■ SET PROBLEM: Write out each line of the listing as it stands, without the images.

--- Start of INFORMATION PROVIDED ---

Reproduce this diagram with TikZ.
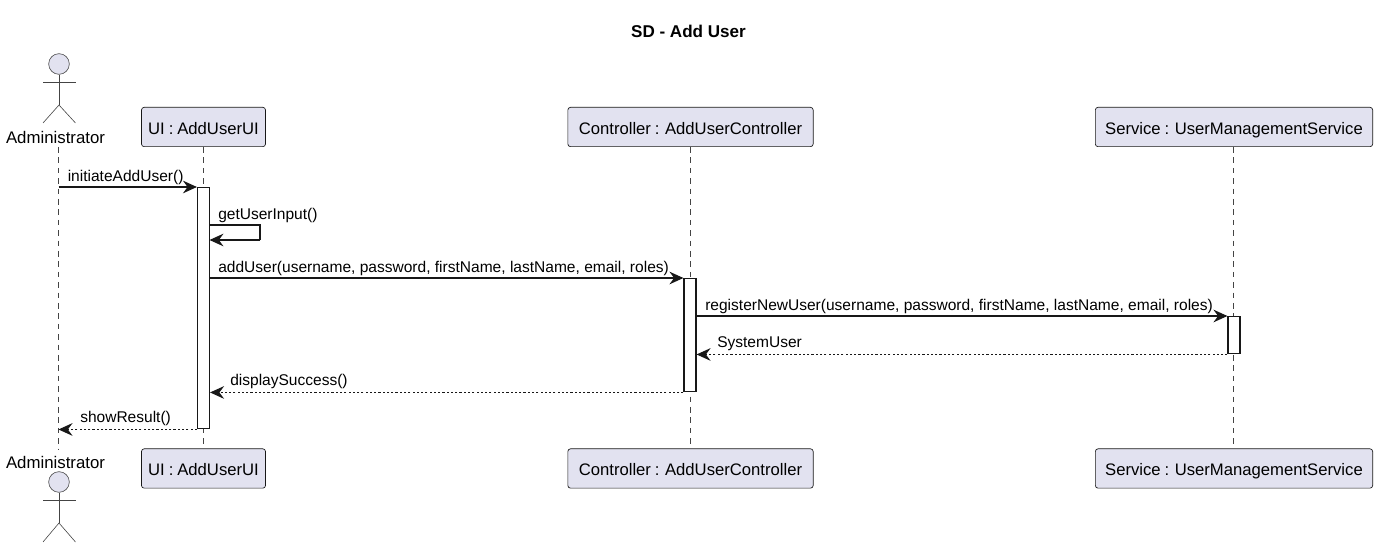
\documentclass[tikz,border=0pt]{standalone}
\usepackage{fontspec}
\setmainfont{Liberation Sans}
\newfontfamily\partfam[WordSpace=0.85]{Liberation Sans}
\usetikzlibrary{arrows.meta}
\definecolor{pfill}{HTML}{E2E2F0}
\definecolor{pline}{HTML}{181818}
\definecolor{lline}{HTML}{444444}
\tikzset{
  x=0.75pt,y=-0.75pt,
  part/.style={draw=pline,fill=pfill,rounded corners=2pt,line width=0.5pt,minimum height=29.5pt,inner sep=0pt,font=\partfam\fontsize{12.5pt}{14pt}\selectfont,text=black,text height=11pt,text depth=0pt},
  activ/.style={draw=pline,fill=white,line width=0.85pt,minimum width=9pt,inner sep=0pt,anchor=north},
  life/.style={draw=lline,line width=0.4pt,dash pattern=on 4.2pt off 3.6pt},
  msg/.style={draw=pline,line width=0.85pt,-{Stealth[length=10.5pt,width=9.5pt,inset=3.5pt,fill=pline]}},
  ret/.style={msg,dash pattern=on 1.6pt off 1.6pt},
  lab/.style={font=\fontsize{11.65pt}{13pt}\selectfont,text=black,inner sep=0pt,anchor=west},
  actlab/.style={font=\fontsize{12.6pt}{14pt}\selectfont,text=black,inner sep=0pt},
  body/.style={draw=lline,line width=0.45pt},
  head/.style={draw=lline,fill=pfill,line width=0.45pt,circle,minimum size=15.5pt,inner sep=0pt},
}
\begin{document}
\begin{tikzpicture}
\useasboundingbox (0,0) rectangle (1378,548);
\node[font=\bfseries\fontsize{12.8pt}{14pt}\selectfont,inner sep=0pt] (title) at (688.5,31) {SD - Add User};

% participant boxes
\node[part,minimum width=93pt] (uiT) at (203.5,127) {UI : AddUserUI};
\node[part,minimum width=184pt] (ctT) at (690.5,127) {Controller : AddUserController};
\node[part,minimum width=208pt] (svT) at (1234,127) {Service : UserManagementService};
\node[part,minimum width=93pt] (uiB) at (203.5,468.5) {UI : AddUserUI};
\node[part,minimum width=184pt] (ctB) at (690.5,468.5) {Controller : AddUserController};
\node[part,minimum width=208pt] (svB) at (1234,468.5) {Service : UserManagementService};

% actors
\node[actlab] (adT) at (55.5,138) {Administrator};
\node[actlab] (adB) at (55.5,462) {Administrator};
\coordinate (adTl) at (58.5,147);
\coordinate (adBl) at (58.5,450);
\foreach \n/\hy/\ay/\by/\ly in {hT/64/82/105/123,hB/482/500/523/542}{
  \node[head] (\n) at (59,\hy) {};
  \coordinate (\n s) at (59,\by);
  \draw[body] (\n.south) -- (\n s);
  \draw[body] (43,\ay) -- (75.5,\ay);
  \draw[body] (43,\ly) -- (\n s) -- (75.5,\ly);
}

% lifelines
\draw[life] (adTl) -- (adBl);
\draw[life] (uiT.south) -- (uiB.north);
\draw[life] (ctT.south -| 690,0) -- (ctB.north -| 690,0);
\draw[life] (svT.south -| 1233.5,0) -- (svB.north -| 1233.5,0);

% activations
\node[activ,minimum height=181pt] (aui) at (203.5,187) {};
\node[activ,minimum height=85pt] (act) at (690,278) {};
\node[activ,minimum height=28pt] (asv) at (1234,316) {};

% named ends
\coordinate (pA) at (adTl |- aui.north);
\coordinate (pB) at (adTl |- aui.south);
\coordinate (sel1) at (209.5,225);
\coordinate (sel2) at (260,225);
\coordinate (sel3) at (260,240);
\coordinate (sel4) at (209.5,240);

% messages
\draw[msg] (pA) -- (aui.north west);
\draw[msg,-] (sel1) -- (sel2) -- (sel3);
\draw[msg] (sel3) -- (sel4);
\draw[msg] (aui.east |- act.north) -- (act.north west);
\draw[msg] (act.east |- asv.north) -- (asv.north west);
\draw[ret] (asv.south west) -- (act.east |- asv.south);
\draw[ret] (act.south west) -- (aui.east |- act.south);
\draw[ret] (aui.south west) -- (pB);

% labels
\node[lab] (l1) at (67.5,177.5) {initiateAddUser()};
\node[lab] (l2) at (218,215.5) {getUserInput()};
\node[lab] (l3) at (218,268.5) {addUser(username, password, firstName, lastName, email, roles)};
\node[lab] (l4) at (705,306.5) {registerNewUser(username, password, firstName, lastName, email, roles)};
\node[lab] (l5) at (717,343.5) {SystemUser};
\node[lab] (l6) at (230,381.5) {displaySuccess()};
\node[lab] (l7) at (80,418.5) {showResult()};
\end{tikzpicture}
\end{document}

--- End of INFORMATION PROVIDED ---

■ EXERCISE OUTPUT:
Reproduce this diagram with TikZ.
\documentclass[tikz,border=0pt]{standalone}
\usepackage{fontspec}
\setmainfont{Liberation Sans}
\newfontfamily\partfam[WordSpace=0.85]{Liberation Sans}
\usetikzlibrary{arrows.meta}
\definecolor{pfill}{HTML}{E2E2F0}
\definecolor{pline}{HTML}{181818}
\definecolor{lline}{HTML}{444444}
\tikzset{
  x=0.75pt,y=-0.75pt,
  part/.style={draw=pline,fill=pfill,rounded corners=2pt,line width=0.5pt,minimum height=29.5pt,inner sep=0pt,font=\partfam\fontsize{12.5pt}{14pt}\selectfont,text=black,text height=11pt,text depth=0pt},
  activ/.style={draw=pline,fill=white,line width=0.85pt,minimum width=9pt,inner sep=0pt,anchor=north},
  life/.style={draw=lline,line width=0.4pt,dash pattern=on 4.2pt off 3.6pt},
  msg/.style={draw=pline,line width=0.85pt,-{Stealth[length=10.5pt,width=9.5pt,inset=3.5pt,fill=pline]}},
  ret/.style={msg,dash pattern=on 1.6pt off 1.6pt},
  lab/.style={font=\fontsize{11.65pt}{13pt}\selectfont,text=black,inner sep=0pt,anchor=west},
  actlab/.style={font=\fontsize{12.6pt}{14pt}\selectfont,text=black,inner sep=0pt},
  body/.style={draw=lline,line width=0.45pt},
  head/.style={draw=lline,fill=pfill,line width=0.45pt,circle,minimum size=15.5pt,inner sep=0pt},
}
\begin{document}
\begin{tikzpicture}
\useasboundingbox (0,0) rectangle (1378,548);
\node[font=\bfseries\fontsize{12.8pt}{14pt}\selectfont,inner sep=0pt] (title) at (688.5,31) {SD - Add User};

% participant boxes
\node[part,minimum width=93pt] (uiT) at (203.5,127) {UI : AddUserUI};
\node[part,minimum width=184pt] (ctT) at (690.5,127) {Controller : AddUserController};
\node[part,minimum width=208pt] (svT) at (1234,127) {Service : UserManagementService};
\node[part,minimum width=93pt] (uiB) at (203.5,468.5) {UI : AddUserUI};
\node[part,minimum width=184pt] (ctB) at (690.5,468.5) {Controller : AddUserController};
\node[part,minimum width=208pt] (svB) at (1234,468.5) {Service : UserManagementService};

% actors
\node[actlab] (adT) at (55.5,138) {Administrator};
\node[actlab] (adB) at (55.5,462) {Administrator};
\coordinate (adTl) at (58.5,147);
\coordinate (adBl) at (58.5,450);
\foreach \n/\hy/\ay/\by/\ly in {hT/64/82/105/123,hB/482/500/523/542}{
  \node[head] (\n) at (59,\hy) {};
  \coordinate (\n s) at (59,\by);
  \draw[body] (\n.south) -- (\n s);
  \draw[body] (43,\ay) -- (75.5,\ay);
  \draw[body] (43,\ly) -- (\n s) -- (75.5,\ly);
}

% lifelines
\draw[life] (adTl) -- (adBl);
\draw[life] (uiT.south) -- (uiB.north);
\draw[life] (ctT.south -| 690,0) -- (ctB.north -| 690,0);
\draw[life] (svT.south -| 1233.5,0) -- (svB.north -| 1233.5,0);

% activations
\node[activ,minimum height=181pt] (aui) at (203.5,187) {};
\node[activ,minimum height=85pt] (act) at (690,278) {};
\node[activ,minimum height=28pt] (asv) at (1234,316) {};

% named ends
\coordinate (pA) at (adTl |- aui.north);
\coordinate (pB) at (adTl |- aui.south);
\coordinate (sel1) at (209.5,225);
\coordinate (sel2) at (260,225);
\coordinate (sel3) at (260,240);
\coordinate (sel4) at (209.5,240);

% messages
\draw[msg] (pA) -- (aui.north west);
\draw[msg,-] (sel1) -- (sel2) -- (sel3);
\draw[msg] (sel3) -- (sel4);
\draw[msg] (aui.east |- act.north) -- (act.north west);
\draw[msg] (act.east |- asv.north) -- (asv.north west);
\draw[ret] (asv.south west) -- (act.east |- asv.south);
\draw[ret] (act.south west) -- (aui.east |- act.south);
\draw[ret] (aui.south west) -- (pB);

% labels
\node[lab] (l1) at (67.5,177.5) {initiateAddUser()};
\node[lab] (l2) at (218,215.5) {getUserInput()};
\node[lab] (l3) at (218,268.5) {addUser(username, password, firstName, lastName, email, roles)};
\node[lab] (l4) at (705,306.5) {registerNewUser(username, password, firstName, lastName, email, roles)};
\node[lab] (l5) at (717,343.5) {SystemUser};
\node[lab] (l6) at (230,381.5) {displaySuccess()};
\node[lab] (l7) at (80,418.5) {showResult()};
\end{tikzpicture}
\end{document}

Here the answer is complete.